Multi-Objective Coordinated Optimization for UAV Charging Scheduling in Intelligent Aerial-Ground Perception Networks

The unmanned aerial vehicles (UAVs)-assisted intelligent traffic perception system can provide effective situation awareness. However, UAVs are required to be recharged before the energy is exhausted, which may cause task interruption. To address this concern, the charging UAV (CUAV) is employed to provide wireless charging for the mission UAVs (MUAVs). This paper studies the charging scheduling problem of the CUAV under the premise of optimizing the MUAVs deployment. We first model the MUAVs deployment problem considering the energy consumption and data transmission and establish the CUAV charging model.

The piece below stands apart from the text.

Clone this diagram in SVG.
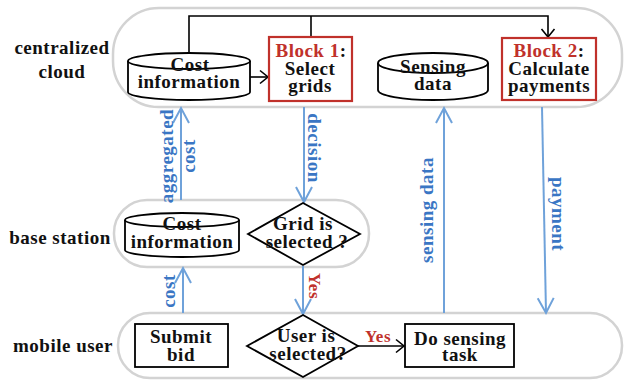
<svg xmlns="http://www.w3.org/2000/svg" width="625" height="383" viewBox="0 0 625 383">
<defs>
<style>
.lane{fill:none;stroke:#d3d3d3;stroke-width:2.5}
.nd{fill:#fff;stroke:#000;stroke-width:1.8}
.blk{fill:#fff;stroke:#c0312b;stroke-width:2.2}
.t{font-family:"Liberation Serif","Times New Roman",serif;font-weight:bold;font-size:19px;letter-spacing:0.5px;fill:#111;text-anchor:middle}
.lbl{font-family:"Liberation Serif","Times New Roman",serif;font-weight:bold;font-size:19px;letter-spacing:0.5px;fill:#111;text-anchor:middle}
.red{fill:#c0312b}
.bt{font-family:"Liberation Serif","Times New Roman",serif;font-weight:bold;font-size:19px;letter-spacing:0.5px;fill:#3a76c4;text-anchor:middle}
.rt{font-family:"Liberation Serif","Times New Roman",serif;font-weight:bold;font-size:17px;letter-spacing:0.5px;fill:#c0312b;text-anchor:middle}
.cb{fill:none;stroke:#000;stroke-width:1.6}
.cu{fill:none;stroke:#6fa2da;stroke-width:2}
</style>
<marker id="ak" markerUnits="userSpaceOnUse" markerWidth="12" markerHeight="16" refX="9" refY="7" orient="auto" overflow="visible">
<path d="M1,0.5 L9,7 L1,13.5" fill="none" stroke="#000" stroke-width="1.6"/>
</marker>
<marker id="au" markerUnits="userSpaceOnUse" markerWidth="18" markerHeight="18" refX="15" refY="8" orient="auto" overflow="visible">
<path d="M0,0 L15,8 L0,16" fill="none" stroke="#6fa2da" stroke-width="2"/>
</marker>
</defs>

<g id="lanes">
<rect class="lane" x="113" y="8" width="509" height="99" rx="46"/>
<rect class="lane" x="114" y="200" width="255" height="67" rx="33"/>
<rect class="lane" x="118" y="313" width="504" height="65" rx="32"/>
<text class="lbl" x="62" y="54">centralized</text>
<text class="lbl" x="62" y="78">cloud</text>
<text class="lbl" x="60" y="244">base station</text>
<text class="lbl" x="63" y="352">mobile user</text>
</g>

<g id="connectors">
<path class="cb" d="M189,53 V16 H548 V37" marker-end="url(#ak)"/>
<path class="cb" d="M311,16 V37"/>
<path class="cb" d="M250,77 H268" marker-end="url(#ak)"/>
<path class="cb" d="M358,346 H404" marker-end="url(#ak)"/>
<path class="cu" d="M181,200 V108" marker-end="url(#au)"/>
<path class="cu" d="M304,107 V202" marker-end="url(#au)"/>
<path class="cu" d="M444,313 V108" marker-end="url(#au)"/>
<path class="cu" d="M542,107 L546,313" marker-end="url(#au)"/>
<path class="cu" d="M183,313 V268" marker-end="url(#au)"/>
<path class="cu" d="M303,266 V314" marker-end="url(#au)"/>
<text class="bt" transform="translate(173,156) rotate(-90)">aggregated</text>
<text class="bt" transform="translate(195,156) rotate(-90)">cost</text>
<text class="bt" transform="translate(308,148) rotate(90)">decision</text>
<text class="bt" transform="translate(433,210) rotate(-90)">sensing data</text>
<text class="bt" transform="translate(552,214) rotate(90)">payment</text>
<text class="bt" transform="translate(175,291) rotate(-90)">cost</text>
<text class="rt" transform="translate(309,286) rotate(90)">Yes</text>
<text class="rt" x="378" y="342">Yes</text>
</g>

<g id="cloud-cost">
<path class="nd" d="M128,61 V92 A61,8 0 0 0 250,92 V61"/>
<ellipse class="nd" cx="189" cy="61" rx="61" ry="8"/>
<text class="t" x="190" y="71">Cost</text>
<text class="t" x="189" y="88">information</text>
</g>

<g id="block1">
<rect class="blk" x="269" y="37" width="83" height="64"/>
<text class="t" x="311" y="57"><tspan class="red">Block 1</tspan>:</text>
<text class="t" x="310" y="75">Select</text>
<text class="t" x="310" y="92">grids</text>
</g>

<g id="sensing-data">
<path class="nd" d="M378,63 V90 A55,10 0 0 0 488,90 V63"/>
<ellipse class="nd" cx="433" cy="63" rx="55" ry="10"/>
<text class="t" x="433" y="73">Sensing</text>
<text class="t" x="433" y="90">data</text>
</g>

<g id="block2">
<rect class="blk" x="502" y="38" width="94" height="62"/>
<text class="t" x="549" y="57"><tspan class="red">Block 2</tspan>:</text>
<text class="t" x="549" y="75">Calculate</text>
<text class="t" x="549" y="92">payments</text>
</g>

<g id="base-cost">
<path class="nd" d="M125,220 V250 A57,7 0 0 0 239,250 V220"/>
<ellipse class="nd" cx="182" cy="220" rx="57" ry="7"/>
<text class="t" x="182" y="230">Cost</text>
<text class="t" x="182" y="248">information</text>
</g>

<g id="grid-selected">
<polygon class="nd" points="303,203 360,234 303,265 248,234"/>
<text class="t" x="303" y="230">Grid is</text>
<text class="t" x="307" y="248">selected ?</text>
</g>

<g id="submit-bid">
<rect class="nd" x="135" y="324" width="93" height="43"/>
<text class="t" x="181" y="343">Submit</text>
<text class="t" x="181" y="361">bid</text>
</g>

<g id="user-selected">
<polygon class="nd" points="303,315 358,346 303,377 247,346"/>
<text class="t" x="306" y="342">User is</text>
<text class="t" x="308" y="360">selected?</text>
</g>

<g id="sensing-task">
<rect class="nd" x="405" y="324" width="109" height="43"/>
<text class="t" x="460" y="345">Do sensing</text>
<text class="t" x="460" y="361">task</text>
</g>
</svg>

Then, the above problem is formulated as a multi-objective multi-agent stochastic game process to simplify the decisions-making of MUAVs and CUAV, based on which we propose the utility-based Pareto optimal deployment and charging algorithm, which reduces the computing complexity by equivalent utility of the MUAVs while using Kullback-Leibler divergence to constrain solutions. Next, to ensure the effectiveness of policy update, the multi-agent communication protocol is adopted to improve policy exploration efficiency. Simulation results show that the proposed algorithm outperforms existing works in terms of energy efficiency and charging by comparing with the Pareto front of different methods, endurance anxiety of the MUAVs, and charging utilization under different task modes.